Some social justice activists who work in low-income urban neighborhoods or communities of color also argue that plastic bags are a particular scourge. “A lot of the waste ends up in our communities,” says Elizabeth Yeampierre, executive director of UPROSE, an environmental and social justice-oriented community organization in Brooklyn. “Plastic bags not only destroy the physical infrastructure,” she says, referring to the way they clog up storm drains and other systems, “they contribute to emissions.” And she points out that marine plastic pollution is a threat to low-income people who fish for their dinner: “So many frontline communities depend on food coming from the ocean.” That’s why her group supported New York City’s bag fee even though it’s more of a burden on lower-income citizens. A single mom, or someone working two jobs, is more likely to have to do her shopping in a rush on the way home from work than to go out specifically with a tote bag in hand. But for UPROSE, that concern is outweighed by the negative impacts of plastic bags on disadvantaged communities.
Increasingly, environmentalists are pushing for laws that include fees for all single-use bags, and that require paper bags to be made with recycled content, which could lower their carbon footprint. The measure now under consideration in Massachusetts, for example, would mandate that single-use paper bags contain at least 40 percent recycled fiber. That’s the percentage the Massachusetts Sierra Club has advocated for at the state level and when lobbying for municipal bag rules.
But what if reusable bags aren’t good either? As the Australian study noted, a cotton bag has major environmental impacts of its own. Only 2.4 percent of the world’s cropland is planted with cotton, yet it accounts for 24 percent of the global market for insecticides and 11 percent for pesticides, the World Wildlife Fund reports. A pound of cotton requires more than 5,000 gallons of water on average, a thirst far greater than that of any vegetable and even most meats. And cotton, unlike paper, is not currently recycled in most places.
The Australian study concluded that the best option appears to be a reusable bag, but one made from recycled plastic, not cotton. “A substantial shift to more durable bags would deliver environmental gains through reductions in greenhouse gases, energy and water use, resource depletion and litter,” the study concluded. “The shift from one single-use bag to another single-use bag may improve one environmental outcome, but be offset by another environmental impact.”
But studies conducted in Australia or Europe have limited applicability in the US, particularly when you’re considering climate impact, because every country has a different energy mix.
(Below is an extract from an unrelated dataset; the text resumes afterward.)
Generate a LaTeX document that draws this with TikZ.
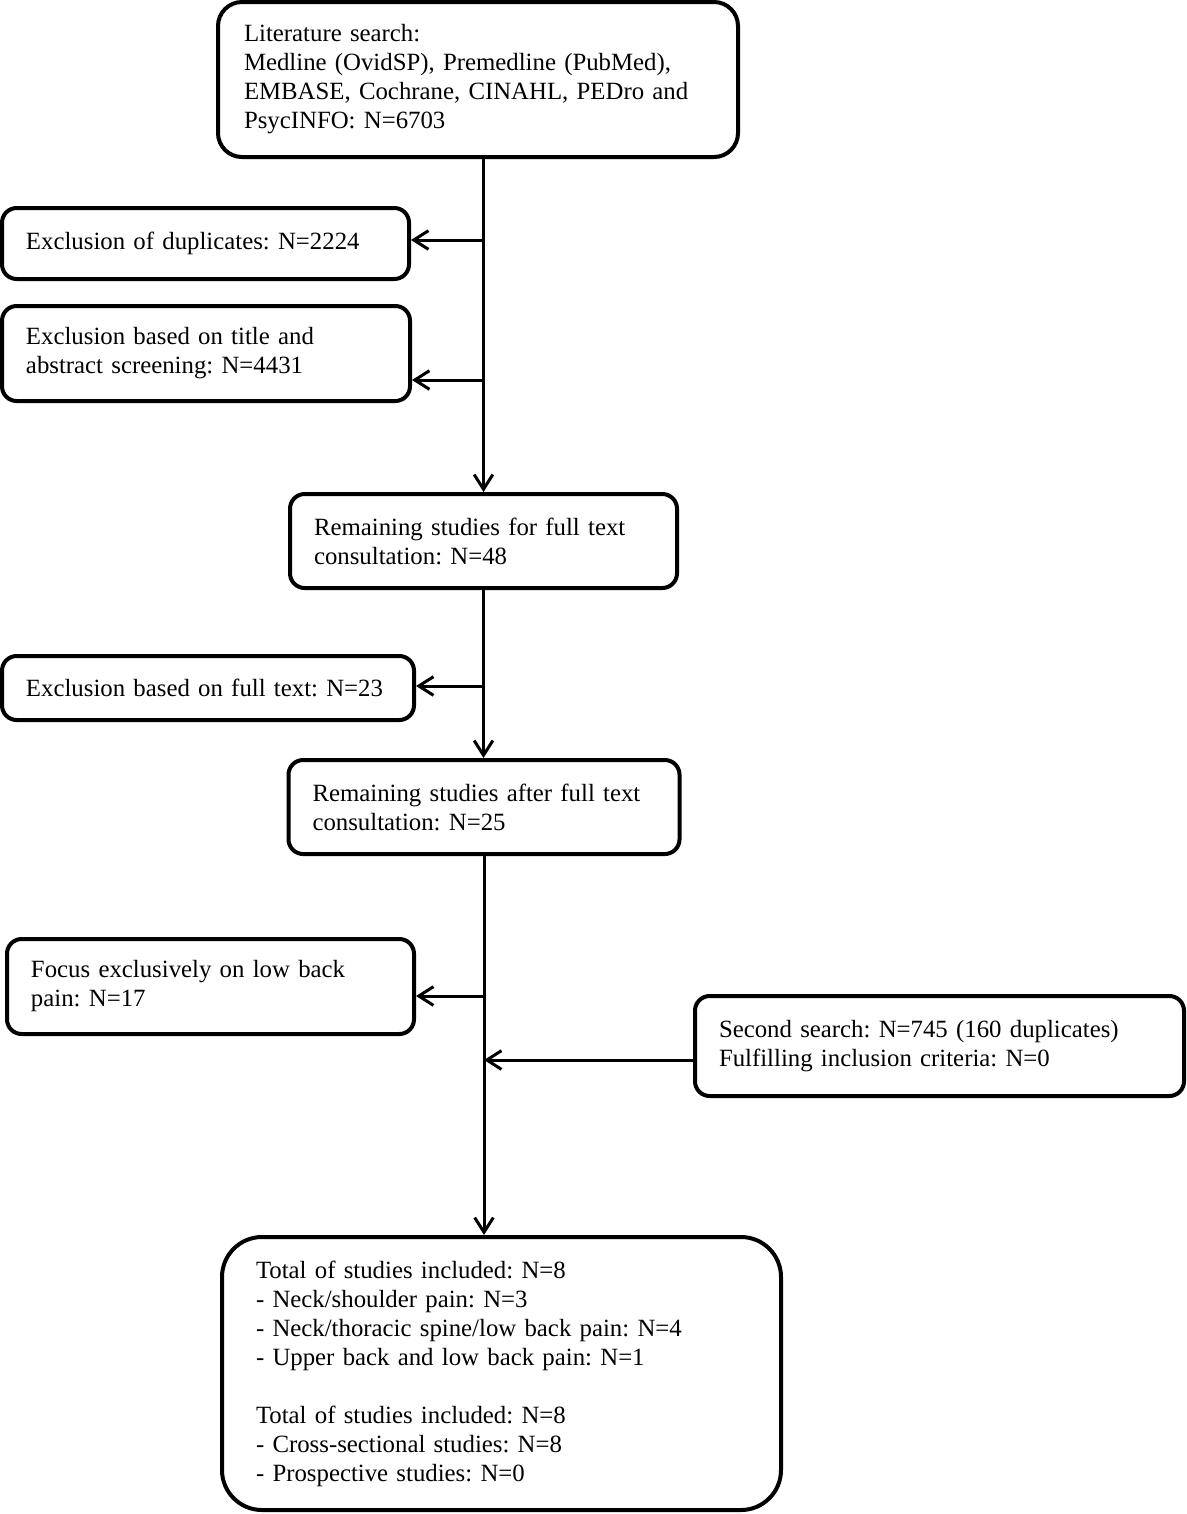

In fact, every region of the US has a different energy mix.
“There’s no easy answer,” says Eric Goldstein, New York City environment director for the Natural Resources Defense Council, which backed NYC’s bag fee. “There are so very many variables. Here’s just one tiny example: Does the paper for paper bags come from a recycled paper mill on Staten Island or a virgin forest in northern Canada? As far as I know, nobody has done the definitive analysis, which would necessarily need to have a large number of caveats and qualifications. Also, this question is something like asking, ‘Would you prefer to get a parking ticket or a tax assessment?’ It depends on the specifics, but it’s better to avoid both wherever possible.” Goldstein is confident that if people switch to reusable bags, even cotton ones, and use them consistently, that will ultimately be better for the environment.
The ideal city bag policy would probably involve charging for paper and plastic single-use bags, as New York City has decided to do, while giving out reusable recycled-plastic bags to those who need them, especially to low-income communities and seniors. (The crunchy rich should already have more than enough tote bags from PBS and Whole Foods.)
The larger takeaway is that no bag is free of environmental impact, whether that’s contributing to climate change, ocean pollution, water scarcity, or pesticide use. The instinct to favor reusable bags springs from an understandable urge to reduce our chronic overconsumption, but the bags we use are not the big problem.
“Eat one less meat dish a week—that’s what will have a real impact on the environment,” says Tyler. “It’s what we put in the bag at the grocery store that really matters.”